Q:  人間には希望という要素があると思いますが、あなたの議論に完全に欠けているものは多分、希望という概念だと思います。
先ほど、苦しみが大きくなりすぎ、不幸にも自殺をする程苦しくなってしまう人の話がありましたが、これは完全に希望がなくなってしまった状態ですよね。


デイヴィッド: この「希望」と「逆境によって成長する」というのはあなたのコメントに繰り返し出てくるテーマですね。私は、そのような現象をまったく否定しません。人々が逆境を通して成長する場合があることは認めます。しかし、その成長という恩恵はすでに存在している人にとって意味があるものです。
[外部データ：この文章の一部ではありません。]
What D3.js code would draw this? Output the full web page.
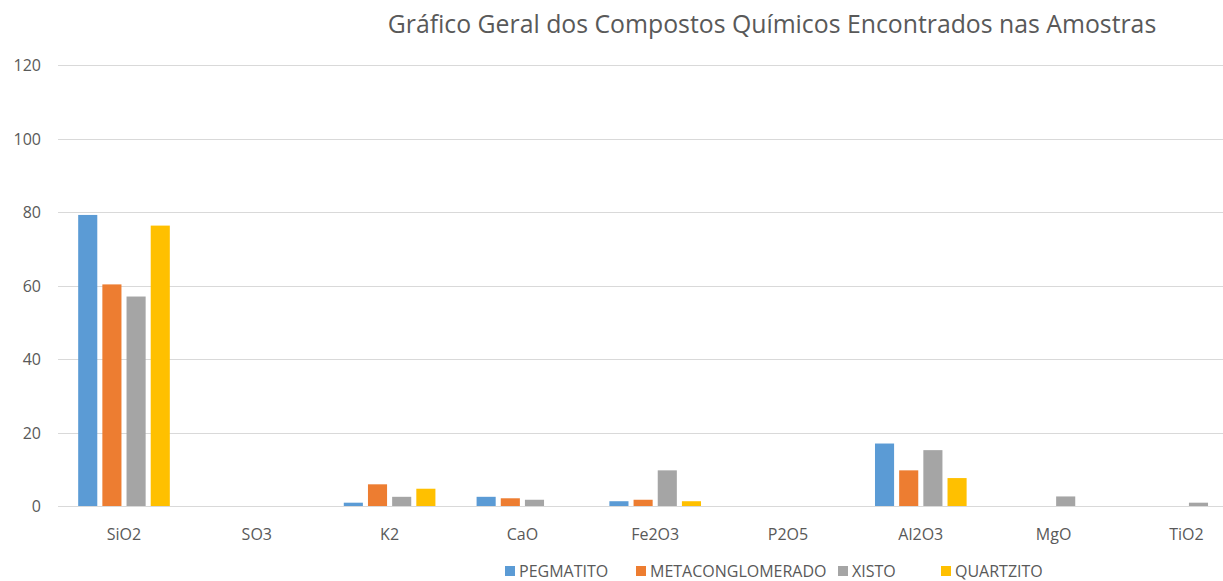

ある人が存在しなかったためにその逆境に遭わず、その結果成長することがないとしても、その経験を剥奪される人は存在せず、成長の不在は悪いことにはなりません。言い換えると、その成長は逆境があるという条件付きの良いことなのです。逆境に遭っても、少なくともそこから何かを得たというだけであって、その逆境がそもそもあってもいいということにはなりません。

すでに存在している人を例にしましょう。遠くに住んでいてたまに会う二人の人がいるとします。インターネットなどを通じて仲良くなった二人が実際に会った時に、一人がもう一人にひどい暴力を振るって、その被害者がその結果何らかの成長を遂げたとします。もし襲った方の意図が相手を成長させるためだったとしても、それによって暴力が正当化されるとは思いません。暴力から何か良いことが派生することはあっても、そもそもその暴力があっていいことにはなりません。
人を生み出すのもこれを同じようなことです。子供を作るとき、その子供が逆境に直面することは分かっているのに、それでも逆境から何か良いことが起こるだろうと思うのです。これは子供を作る言い訳にはなりません。生まれなければ、その良いことがないことは悪いことではないのですから。